Sezgici; Diğer akımlara göre daha içine kapanık bir tiptir. Çünkü ona göre bilgiye yalnızca sezgi yoluyla ulaşılabilir. (Önündeki sihir küresi bu alanda mizahsen gereğidir.)  

Sentezci; Tabiri caiz ise aralarında en rahat hatta cool olanıdır. Çünkü ona göre ne rasyonalistin dediği ne de empiristin dediği doğrudur.

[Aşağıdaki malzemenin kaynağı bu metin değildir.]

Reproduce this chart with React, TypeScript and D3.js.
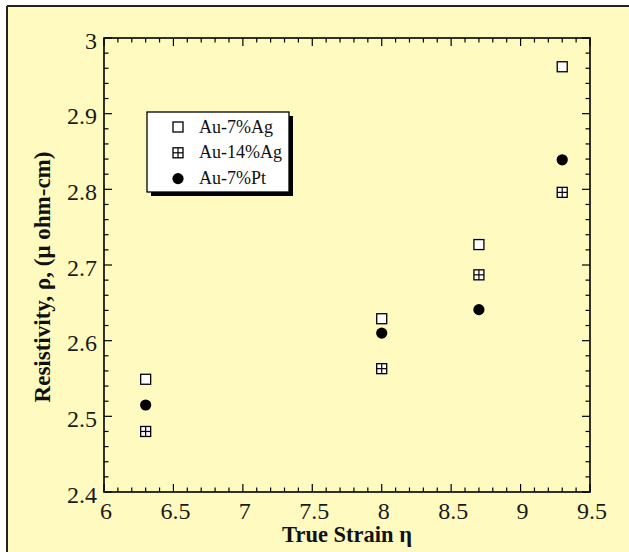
import React from "react";
import * as d3 from "d3";

// data
const strains = [6.3, 8.0, 8.7, 9.3];
const au7Ag = [2.549, 2.629, 2.727, 2.962];
const au14Ag = [2.48, 2.563, 2.687, 2.796];
const au7Pt = [2.515, 2.61, 2.641, 2.839];

const seriesNames = ["Au-7%Ag", "Au-14%Ag", "Au-7%Pt"];
const seriesShapes = ["square", "crossSquare", "circle"];

const xTickValues = [6, 6.5, 7, 7.5, 8, 8.5, 9, 9.5];
const xTickLabels = ["6", "6.5", "7", "7.5", "8", "8.5", "9", "9.5"];
const yTickValues = [2.4, 2.5, 2.6, 2.7, 2.8, 2.9, 3.0];
const yTickLabels = ["2.4", "2.5", "2.6", "2.7", "2.8", "2.9", "3"];

const width = 629;
const height = 552;
const plot = { left: 104, right: 590, top: 38, bottom: 492 };
const bg = "#fffabf";
const font = "'Liberation Serif', 'Times New Roman', serif";

const Marker = ({ shape, cx, cy }: { shape: string; cx: number; cy: number }) => {
  const s = 10;
  if (shape === "circle") {
    return <circle cx={cx} cy={cy} r={5.6} fill="#000" />;
  }
  return (
    <g>
      <rect x={cx - s / 2} y={cy - s / 2} width={s} height={s} fill="#fff" stroke="#000" strokeWidth={1.3} />
      {shape === "crossSquare" && (
        <>
          <line x1={cx} x2={cx} y1={cy - s / 2} y2={cy + s / 2} stroke="#000" strokeWidth={1.2} />
          <line x1={cx - s / 2} x2={cx + s / 2} y1={cy} y2={cy} stroke="#000" strokeWidth={1.2} />
        </>
      )}
    </g>
  );
};

export default function App() {
  const x = d3.scaleLinear().domain([6, 9.5]).range([plot.left, plot.right]);
  const y = d3.scaleLinear().domain([2.4, 3.0]).range([plot.bottom, plot.top]);

  const xMinor = d3.range(60, 96).map((d) => d / 10).filter((d) => !xTickValues.some((t) => Math.abs(t - d) < 1e-6));
  const yMinor = d3.range(120, 151).map((d) => d / 50).filter((d) => !yTickValues.some((t) => Math.abs(t - d) < 1e-6));

  const series = [au7Ag, au14Ag, au7Pt];

  const major = 8;
  const minor = 4.5;

  return (
    <svg width={width} height={height} style={{ position: "absolute", left: 0, top: 0 }} fontFamily={font}>
      <rect x={0} y={0} width={width} height={height} fill="#fff" />
      <rect x={7} y={6} width={width} height={height} fill={bg} />
      <line x1={7} x2={width} y1={6} y2={6} stroke="#222" strokeWidth={2} />
      <line x1={7} x2={7} y1={6} y2={height} stroke="#222" strokeWidth={2} />

      {/* ticks on all four sides, pointing inward */}
      <g stroke="#000" strokeWidth={1.2}>
        {xTickValues.map((t) => (
          <g key={"xm" + t}>
            <line x1={x(t)} x2={x(t)} y1={plot.bottom} y2={plot.bottom - major} />
            <line x1={x(t)} x2={x(t)} y1={plot.top} y2={plot.top + major} />
          </g>
        ))}
        {xMinor.map((t) => (
          <g key={"xn" + t}>
            <line x1={x(t)} x2={x(t)} y1={plot.bottom} y2={plot.bottom - minor} />
            <line x1={x(t)} x2={x(t)} y1={plot.top} y2={plot.top + minor} />
          </g>
        ))}
        {yTickValues.map((t) => (
          <g key={"ym" + t}>
            <line x1={plot.left} x2={plot.left + major} y1={y(t)} y2={y(t)} />
            <line x1={plot.right} x2={plot.right - major} y1={y(t)} y2={y(t)} />
          </g>
        ))}
        {yMinor.map((t) => (
          <g key={"yn" + t}>
            <line x1={plot.left} x2={plot.left + minor} y1={y(t)} y2={y(t)} />
            <line x1={plot.right} x2={plot.right - minor} y1={y(t)} y2={y(t)} />
          </g>
        ))}
      </g>
      <rect
        x={plot.left}
        y={plot.top}
        width={plot.right - plot.left}
        height={plot.bottom - plot.top}
        fill="none"
        stroke="#000"
        strokeWidth={1.6}
      />

      {/* tick labels */}
      <g fontSize={24} fill="#1a1a1a">
        {xTickValues.map((t, i) => (
          <text key={"xl" + t} x={x(t) + 2} y={519} textAnchor="middle">
            {xTickLabels[i]}
          </text>
        ))}
        {yTickValues.map((t, i) => (
          <text key={"yl" + t} x={plot.left - 7} y={y(t) + 10.5} textAnchor="end">
            {yTickLabels[i]}
          </text>
        ))}
      </g>

      {/* axis titles */}
      <text x={(plot.left + plot.right) / 2} y={542} textAnchor="middle" fontSize={22.5} fontWeight="bold" fill="#111">
        True Strain η
      </text>
      <text
        transform={`translate(50, ${(plot.top + plot.bottom) / 2 + 12}) rotate(-90)`}
        textAnchor="middle"
        fontSize={23}
        fontWeight="bold"
        fill="#111"
      >
        Resistivity, ρ, (μ ohm-cm)
      </text>

      {/* data */}
      {series.map((vals, si) =>
        vals.map((v, i) => <Marker key={si + "-" + i} shape={seriesShapes[si]} cx={x(strains[i])} cy={y(v)} />)
      )}

      {/* legend */}
      <g>
        <rect x={151} y={116} width={142} height={80} fill="#000" />
        <rect x={147} y={112} width={142} height={80} fill="#fff" stroke="#000" strokeWidth={1.3} />
        {seriesNames.map((name, i) => (
          <g key={name}>
            <Marker shape={seriesShapes[i]} cx={178} cy={127 + i * 25.8} />
            <text x={199} y={132.5 + i * 25.8} fontSize={18} fill="#111">
              {name}
            </text>
          </g>
        ))}
      </g>
    </svg>
  );
}
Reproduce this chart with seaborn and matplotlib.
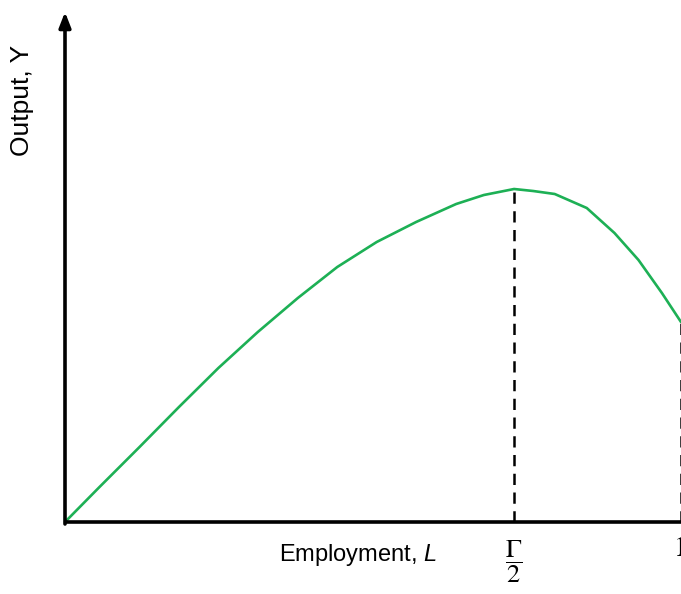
import matplotlib
matplotlib.use("Agg")
import matplotlib.pyplot as plt
import seaborn as sns
import pandas as pd

# Data (employment L, output Y in arbitrary units)
employment = [0.0, 0.056, 0.121, 0.185, 0.249, 0.313, 0.378, 0.442, 0.506,
              0.570, 0.635, 0.680, 0.729, 0.760, 0.795, 0.847, 0.892, 0.931,
              0.969, 1.0]
output = [0.0, 0.35, 0.75, 1.15, 1.54, 1.90, 2.24, 2.55, 2.80,
          3.00, 3.18, 3.27, 3.33, 3.31, 3.28, 3.14, 2.89, 2.62,
          2.29, 2.00]
peak_L = 0.729
peak_Y = 3.33
end_L = 1.0
end_Y = 2.00
tick_labels = [r"$\dfrac{\Gamma}{2}$", "1"]

sns.set_style("white")
plt.rcParams["font.family"] = ["Liberation Sans", "DejaVu Sans"]
plt.rcParams["mathtext.fontset"] = "custom"
plt.rcParams["mathtext.rm"] = "STIXGeneral"
plt.rcParams["mathtext.it"] = "Liberation Sans:italic"
plt.rcParams["mathtext.bf"] = "STIXGeneral:bold"
plt.rcParams["text.color"] = "black"

fig = plt.figure(figsize=(6.81, 5.94), dpi=100)
ax = fig.add_axes([65 / 681, 72 / 594, 1 - 65 / 681, (522 - 12) / 594])

df = pd.DataFrame({"L": employment, "Y": output})
sns.lineplot(data=df, x="L", y="Y", ax=ax, color="#1db055", linewidth=1.9,
             clip_on=False, zorder=3)

ax.plot([peak_L, peak_L], [0, peak_Y], color="black", lw=1.8,
        linestyle=(0, (4.5, 3)), zorder=2)
ax.plot([end_L, end_L], [0, end_Y], color="black", lw=1.8,
        linestyle=(0, (4.5, 3)), zorder=2, clip_on=False)

ax.set_xlim(0, 1)
ax.set_ylim(0, 5.10)
for s in ["top", "right", "left", "bottom"]:
    ax.spines[s].set_visible(False)
ax.set_xticks([])
ax.set_yticks([])
ax.set_xlabel("")
ax.set_ylabel("")

# axes lines
ax.plot([0, 1], [0, 0], color="black", lw=2.6, clip_on=False, zorder=4,
        solid_capstyle="butt")
ax.annotate("", xy=(0, 5.10), xytext=(0, -0.02),
            xycoords="data", textcoords="data",
            arrowprops=dict(arrowstyle="-|>,head_length=0.9,head_width=0.35",
                            color="black", lw=2.6, shrinkA=0, shrinkB=0),
            annotation_clip=False, zorder=5)

# labels
fig.text(358 / 681, 1 - 555 / 594, r"Employment, $\mathit{L}$", ha="center",
         va="center", fontsize=17, color="black")
fig.text(22 / 681, 1 - 100 / 594, "Output, Y", ha="center", va="center",
         fontsize=19, rotation=90, color="black")

ax.text(peak_L, -0.40, tick_labels[0], ha="center", va="center", fontsize=19,
        color="black", clip_on=False)
ax.text(end_L, -0.27, tick_labels[1], ha="center", va="center", fontsize=20,
        family="STIXGeneral", color="black", clip_on=False)

fig.savefig("out.png", dpi=100)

Aslına bakılırsa sentezciğe göre bilgiye her iki yolla da ulaşmak mümkündür.


                                           EMPİRİZM


                                       


Empirizm (Deneycilik); bilgilerimizin duyu ve algıdan geldiğini, deneyden türediğini ve aklımızda doğuştan olan hiçbir bilgi, düşünce ve ilke bulunmadığını ileri süren bilgi öğretisidir. Kısaca; ''Bilginin kaynağı nedir?'' sorusuna ''Deneyimdir'' diye yanıtlayan öğretidir.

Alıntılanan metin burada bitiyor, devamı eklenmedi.